Output the material beneath this task exactly, images excluded.

GIVEN DATA:

##############################

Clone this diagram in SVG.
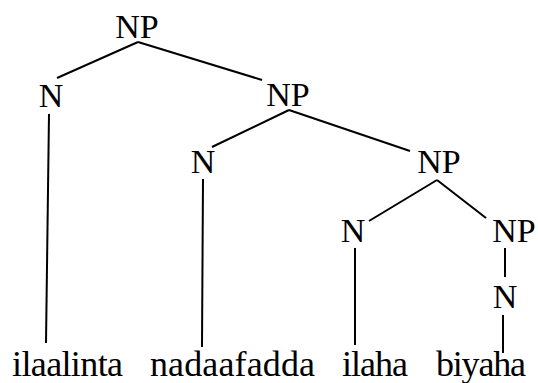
<svg xmlns="http://www.w3.org/2000/svg" width="538" height="383" viewBox="0 0 538 383">
<style>
.lbl { text-anchor: middle; }
.word { font-size: 36px; }
.edge { stroke: #000; stroke-width: 2; fill: none; stroke-linecap: butt; }
</style>
<rect width="538" height="383" fill="#fff"/>
<g id="connectors">
<line class="edge" x1="138" y1="42" x2="57" y2="78"/>
<line class="edge" x1="138" y1="42" x2="262" y2="80"/>
<line class="edge" x1="49" y1="114" x2="46" y2="343"/>
<line class="edge" x1="289" y1="110" x2="212" y2="147"/>
<line class="edge" x1="289" y1="110" x2="410" y2="151"/>
<line class="edge" x1="203" y1="179" x2="202" y2="347"/>
<line class="edge" x1="437" y1="180" x2="369" y2="221"/>
<line class="edge" x1="437" y1="180" x2="486" y2="218"/>
<line class="edge" x1="355" y1="248" x2="355" y2="345"/>
<line class="edge" x1="505" y1="248" x2="505" y2="277"/>
<line class="edge" x1="503" y1="315" x2="503" y2="353"/>
</g>
<g font-family="Liberation Serif, Times New Roman, serif" font-size="34" fill="#000">
<g id="np0"><text class="lbl" x="137" y="38">NP</text></g>
<g id="n1"><text class="lbl" x="51" y="107">N</text></g>
<g id="np1"><text class="lbl" x="288" y="106">NP</text></g>
<g id="n2"><text class="lbl" x="203" y="173">N</text></g>
<g id="np3"><text class="lbl" x="439" y="173">NP</text></g>
<g id="n3"><text class="lbl" x="353" y="242">N</text></g>
<g id="np4"><text class="lbl" x="514" y="242">NP</text></g>
<g id="n5"><text class="lbl" x="505" y="308">N</text></g>
<g id="w1"><text class="word" x="12" y="376" textLength="111">ilaalinta</text></g>
<g id="w2"><text class="word" x="150" y="376" textLength="165">nadaafadda</text></g>
<g id="w3"><text class="word" x="342" y="376" textLength="66">ilaha</text></g>
<g id="w4"><text class="word" x="436" y="376" textLength="90">biyaha</text></g>
</g>
</svg>
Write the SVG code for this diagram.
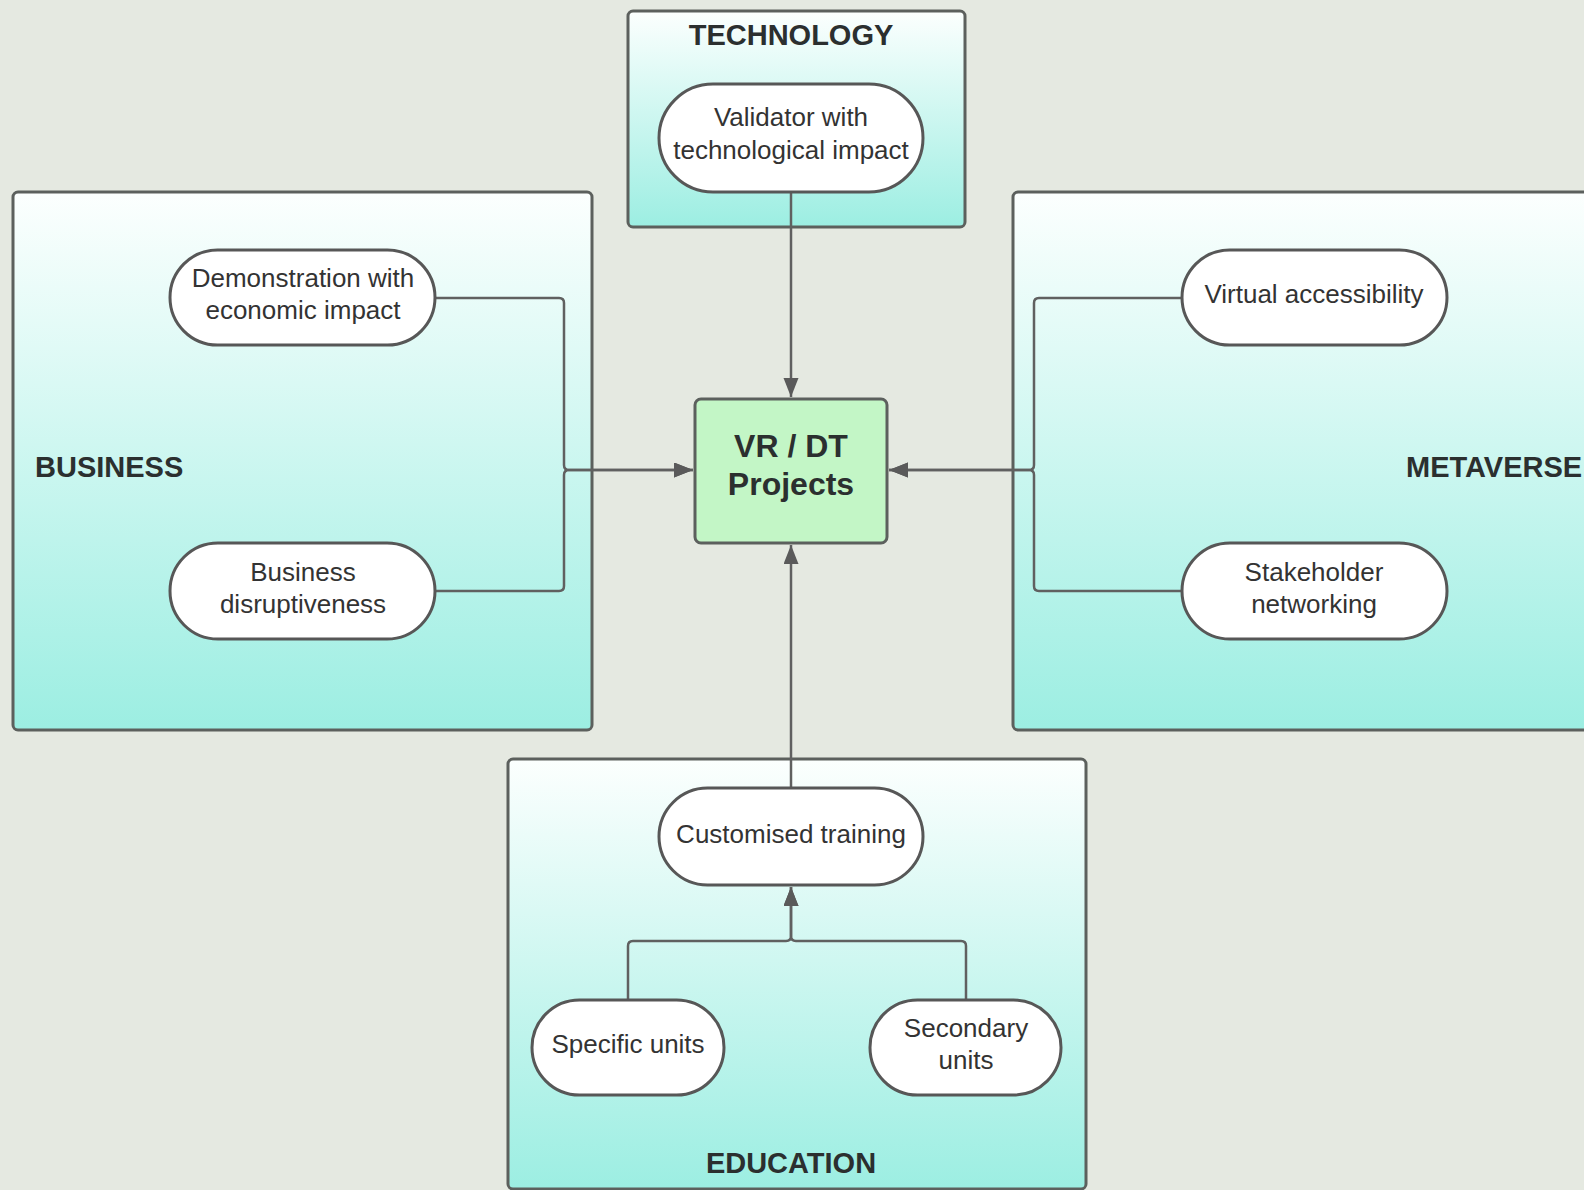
<svg xmlns="http://www.w3.org/2000/svg" width="1584" height="1190" viewBox="0 0 1584 1190">
<style>
.bg{fill:#e5e9e1}
.box{stroke:#5c605d;stroke-width:3;fill:url(#g)}
.pill{fill:#fff;stroke:#575757;stroke-width:3}
.t{font-family:"Liberation Sans",Arial,sans-serif;font-size:26px;fill:#333;text-anchor:middle}
.h{font-family:"Liberation Sans",Arial,sans-serif;font-size:29px;font-weight:bold;fill:#2b2f2f}
.c{fill:none;stroke:#606060;stroke-width:2.5}
</style>
<defs>
<linearGradient id="g" x1="0" y1="0" x2="0" y2="1">
<stop offset="0" stop-color="#fcfffe"/>
<stop offset="1" stop-color="#9ceee2"/>
</linearGradient>
<marker id="a" markerUnits="userSpaceOnUse" markerWidth="20" markerHeight="16" refX="19" refY="7.5" orient="auto">
<path d="M0,0 L19,7.5 L0,15 z" fill="#5a5a5a"/>
</marker>
</defs>
<rect class="bg" x="0" y="0" width="1584" height="1190"/>

<g id="technology">
<rect class="box" x="628" y="11" width="337" height="216" rx="5"/>
<text class="h" x="791" y="45" text-anchor="middle">TECHNOLOGY</text>
</g>
<g id="business">
<rect class="box" x="13" y="192" width="579" height="538" rx="5"/>
<text class="h" x="35" y="477">BUSINESS</text>
</g>
<g id="metaverse">
<rect class="box" x="1013" y="192" width="600" height="538" rx="5"/>
<text class="h" x="1406" y="477">METAVERSE</text>
</g>
<g id="education">
<rect class="box" x="508" y="759" width="578" height="430" rx="5"/>
<text class="h" x="791" y="1173" text-anchor="middle">EDUCATION</text>
</g>

<g id="connectors">
<path class="c" d="M791,192 V397" marker-end="url(#a)"/>
<path class="c" d="M791,788 V545" marker-end="url(#a)"/>
<path class="c" d="M435,298 H559 Q564,298 564,303 V465 Q564,470 569,470 H693" marker-end="url(#a)"/>
<path class="c" d="M435,591 H559 Q564,591 564,586 V475 Q564,470 569,470 H693" marker-end="url(#a)"/>
<path class="c" d="M1182,298 H1039 Q1034,298 1034,303 V465 Q1034,470 1029,470 H889" marker-end="url(#a)"/>
<path class="c" d="M1182,591 H1039 Q1034,591 1034,586 V475 Q1034,470 1029,470 H889" marker-end="url(#a)"/>
<path class="c" d="M628,1000 V946 Q628,941 633,941 H786 Q791,941 791,936 V887" marker-end="url(#a)"/>
<path class="c" d="M966,1000 V946 Q966,941 961,941 H796 Q791,941 791,936 V887" marker-end="url(#a)"/>
</g>

<g id="vr">
<rect x="695" y="399" width="192" height="144" rx="6" fill="#c3f6c6" stroke="#5c605d" stroke-width="3"/>
<text class="h" x="791" y="457" text-anchor="middle" style="font-size:32px">VR / DT</text>
<text class="h" x="791" y="495" text-anchor="middle" style="font-size:32px">Projects</text>
</g>
<g id="validator">
<rect class="pill" x="659" y="84" width="264" height="108" rx="54"/>
<text class="t" x="791" y="126">Validator with</text>
<text class="t" x="791" y="159">technological impact</text>
</g>
<g id="demonstration">
<rect class="pill" x="170" y="250" width="265" height="95" rx="47.5"/>
<text class="t" x="303" y="287">Demonstration with</text>
<text class="t" x="303" y="319">economic impact</text>
</g>
<g id="disruptiveness">
<rect class="pill" x="170" y="543" width="265" height="96" rx="48"/>
<text class="t" x="303" y="581">Business</text>
<text class="t" x="303" y="613">disruptiveness</text>
</g>
<g id="virtual">
<rect class="pill" x="1182" y="250" width="265" height="95" rx="47.5"/>
<text class="t" x="1314" y="303">Virtual accessibility</text>
</g>
<g id="stakeholder">
<rect class="pill" x="1182" y="543" width="265" height="96" rx="48"/>
<text class="t" x="1314" y="581">Stakeholder</text>
<text class="t" x="1314" y="613">networking</text>
</g>
<g id="customised">
<rect class="pill" x="659" y="788" width="264" height="97" rx="48.5"/>
<text class="t" x="791" y="843">Customised training</text>
</g>
<g id="specific">
<rect class="pill" x="532" y="1000" width="192" height="95" rx="47.5"/>
<text class="t" x="628" y="1053">Specific units</text>
</g>
<g id="secondary">
<rect class="pill" x="870" y="1000" width="191" height="95" rx="47.5"/>
<text class="t" x="966" y="1037">Secondary</text>
<text class="t" x="966" y="1069">units</text>
</g>
</svg>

##############################

SOLUTION TO THIS EXERCISE:
Clone this diagram in SVG.
<svg xmlns="http://www.w3.org/2000/svg" width="538" height="383" viewBox="0 0 538 383">
<style>
.lbl { text-anchor: middle; }
.word { font-size: 36px; }
.edge { stroke: #000; stroke-width: 2; fill: none; stroke-linecap: butt; }
</style>
<rect width="538" height="383" fill="#fff"/>
<g id="connectors">
<line class="edge" x1="138" y1="42" x2="57" y2="78"/>
<line class="edge" x1="138" y1="42" x2="262" y2="80"/>
<line class="edge" x1="49" y1="114" x2="46" y2="343"/>
<line class="edge" x1="289" y1="110" x2="212" y2="147"/>
<line class="edge" x1="289" y1="110" x2="410" y2="151"/>
<line class="edge" x1="203" y1="179" x2="202" y2="347"/>
<line class="edge" x1="437" y1="180" x2="369" y2="221"/>
<line class="edge" x1="437" y1="180" x2="486" y2="218"/>
<line class="edge" x1="355" y1="248" x2="355" y2="345"/>
<line class="edge" x1="505" y1="248" x2="505" y2="277"/>
<line class="edge" x1="503" y1="315" x2="503" y2="353"/>
</g>
<g font-family="Liberation Serif, Times New Roman, serif" font-size="34" fill="#000">
<g id="np0"><text class="lbl" x="137" y="38">NP</text></g>
<g id="n1"><text class="lbl" x="51" y="107">N</text></g>
<g id="np1"><text class="lbl" x="288" y="106">NP</text></g>
<g id="n2"><text class="lbl" x="203" y="173">N</text></g>
<g id="np3"><text class="lbl" x="439" y="173">NP</text></g>
<g id="n3"><text class="lbl" x="353" y="242">N</text></g>
<g id="np4"><text class="lbl" x="514" y="242">NP</text></g>
<g id="n5"><text class="lbl" x="505" y="308">N</text></g>
<g id="w1"><text class="word" x="12" y="376" textLength="111">ilaalinta</text></g>
<g id="w2"><text class="word" x="150" y="376" textLength="165">nadaafadda</text></g>
<g id="w3"><text class="word" x="342" y="376" textLength="66">ilaha</text></g>
<g id="w4"><text class="word" x="436" y="376" textLength="90">biyaha</text></g>
</g>
</svg>
Write the SVG code for this diagram.
<svg xmlns="http://www.w3.org/2000/svg" width="1584" height="1190" viewBox="0 0 1584 1190">
<style>
.bg{fill:#e5e9e1}
.box{stroke:#5c605d;stroke-width:3;fill:url(#g)}
.pill{fill:#fff;stroke:#575757;stroke-width:3}
.t{font-family:"Liberation Sans",Arial,sans-serif;font-size:26px;fill:#333;text-anchor:middle}
.h{font-family:"Liberation Sans",Arial,sans-serif;font-size:29px;font-weight:bold;fill:#2b2f2f}
.c{fill:none;stroke:#606060;stroke-width:2.5}
</style>
<defs>
<linearGradient id="g" x1="0" y1="0" x2="0" y2="1">
<stop offset="0" stop-color="#fcfffe"/>
<stop offset="1" stop-color="#9ceee2"/>
</linearGradient>
<marker id="a" markerUnits="userSpaceOnUse" markerWidth="20" markerHeight="16" refX="19" refY="7.5" orient="auto">
<path d="M0,0 L19,7.5 L0,15 z" fill="#5a5a5a"/>
</marker>
</defs>
<rect class="bg" x="0" y="0" width="1584" height="1190"/>

<g id="technology">
<rect class="box" x="628" y="11" width="337" height="216" rx="5"/>
<text class="h" x="791" y="45" text-anchor="middle">TECHNOLOGY</text>
</g>
<g id="business">
<rect class="box" x="13" y="192" width="579" height="538" rx="5"/>
<text class="h" x="35" y="477">BUSINESS</text>
</g>
<g id="metaverse">
<rect class="box" x="1013" y="192" width="600" height="538" rx="5"/>
<text class="h" x="1406" y="477">METAVERSE</text>
</g>
<g id="education">
<rect class="box" x="508" y="759" width="578" height="430" rx="5"/>
<text class="h" x="791" y="1173" text-anchor="middle">EDUCATION</text>
</g>

<g id="connectors">
<path class="c" d="M791,192 V397" marker-end="url(#a)"/>
<path class="c" d="M791,788 V545" marker-end="url(#a)"/>
<path class="c" d="M435,298 H559 Q564,298 564,303 V465 Q564,470 569,470 H693" marker-end="url(#a)"/>
<path class="c" d="M435,591 H559 Q564,591 564,586 V475 Q564,470 569,470 H693" marker-end="url(#a)"/>
<path class="c" d="M1182,298 H1039 Q1034,298 1034,303 V465 Q1034,470 1029,470 H889" marker-end="url(#a)"/>
<path class="c" d="M1182,591 H1039 Q1034,591 1034,586 V475 Q1034,470 1029,470 H889" marker-end="url(#a)"/>
<path class="c" d="M628,1000 V946 Q628,941 633,941 H786 Q791,941 791,936 V887" marker-end="url(#a)"/>
<path class="c" d="M966,1000 V946 Q966,941 961,941 H796 Q791,941 791,936 V887" marker-end="url(#a)"/>
</g>

<g id="vr">
<rect x="695" y="399" width="192" height="144" rx="6" fill="#c3f6c6" stroke="#5c605d" stroke-width="3"/>
<text class="h" x="791" y="457" text-anchor="middle" style="font-size:32px">VR / DT</text>
<text class="h" x="791" y="495" text-anchor="middle" style="font-size:32px">Projects</text>
</g>
<g id="validator">
<rect class="pill" x="659" y="84" width="264" height="108" rx="54"/>
<text class="t" x="791" y="126">Validator with</text>
<text class="t" x="791" y="159">technological impact</text>
</g>
<g id="demonstration">
<rect class="pill" x="170" y="250" width="265" height="95" rx="47.5"/>
<text class="t" x="303" y="287">Demonstration with</text>
<text class="t" x="303" y="319">economic impact</text>
</g>
<g id="disruptiveness">
<rect class="pill" x="170" y="543" width="265" height="96" rx="48"/>
<text class="t" x="303" y="581">Business</text>
<text class="t" x="303" y="613">disruptiveness</text>
</g>
<g id="virtual">
<rect class="pill" x="1182" y="250" width="265" height="95" rx="47.5"/>
<text class="t" x="1314" y="303">Virtual accessibility</text>
</g>
<g id="stakeholder">
<rect class="pill" x="1182" y="543" width="265" height="96" rx="48"/>
<text class="t" x="1314" y="581">Stakeholder</text>
<text class="t" x="1314" y="613">networking</text>
</g>
<g id="customised">
<rect class="pill" x="659" y="788" width="264" height="97" rx="48.5"/>
<text class="t" x="791" y="843">Customised training</text>
</g>
<g id="specific">
<rect class="pill" x="532" y="1000" width="192" height="95" rx="47.5"/>
<text class="t" x="628" y="1053">Specific units</text>
</g>
<g id="secondary">
<rect class="pill" x="870" y="1000" width="191" height="95" rx="47.5"/>
<text class="t" x="966" y="1037">Secondary</text>
<text class="t" x="966" y="1069">units</text>
</g>
</svg>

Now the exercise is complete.